On this recent day of an exploding day star I was headed east, and the wires were just black lines against a dark sky, connecting wooden poles nearly aglow. They were pale in that direct sun that illuminates regular white house trim to something luminous and makes even winter bare and gray brush turn some unidentifiable, magical, hue.
It is easy to tell the time of year by shadows, still falling from far to the south of west, letting a row of privet turn the road dark, as the sun skating over it brightens the neighbor's roof.
And, of course, it is January, there was no one behind me frantic to reach the Mansion Beach and snag that one last parking spot that is going to vanish into the ether in the seconds they are held up, no one honking a horn — do people not realize that provides NO motivation to move?!
The sky to the east was deep blue, the light was molten, and fleeting.

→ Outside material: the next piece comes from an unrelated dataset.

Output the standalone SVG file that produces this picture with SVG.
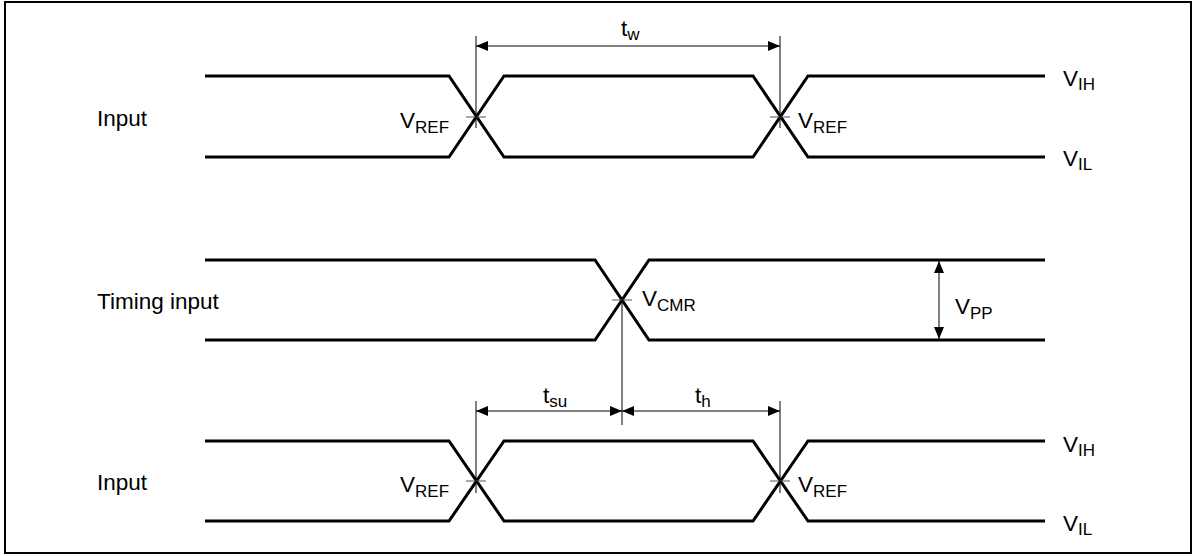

I did not expect it to still be flowing when I turned into my own field and felt myself at the end of the rainbow, my neighbor’s hills just visible over the newly shorn front lot, all running together in a sea of amber with a dark line of a stone wall disappearing over the far crest. At the edge of the vista stood the old barn, one of those that, for all its exposure to the raging wind, did survive the 1938 Hurricane and stands yet, giving definition to the space and providing historical reference. Yes, it says, this is farmland.
One winter I had a library book for months; no one else wanted it and I kept renewing it and renewing it, slowing working my way through the dense prose which wove a mystical tale in a very real — most of the time — setting, a rumbling, growing, turning from the nineteenth century, New York City. It was the first I'd learned of the Five Points, an historic area which became more widely known with the release of The Gangs of New York. The head villain in the tome was one Pearly Soames, an odd character, small and evil and fast, almost a hostage to his fascination, longing, even fetish for gold.
All the time he was looking to steal it from rich city dwellers to line an underground room all he needed only go north, to the then not so distant pasture lands of northern Manhattan at the right time of day and year. Although a horrid member of a gang called the Short Tails was not on my mind when I saw the shining land before me.
The sun stayed intense for several minutes that afternoon, on the poles and wires, and on the hillsides. The sky just a few degrees more to the east was a softer blue, the hill beyond a softer yellow. The light turned the fluffy topped phragmites on the far side of the pond into a floating pool of golden light, a coda to a day-is-done display.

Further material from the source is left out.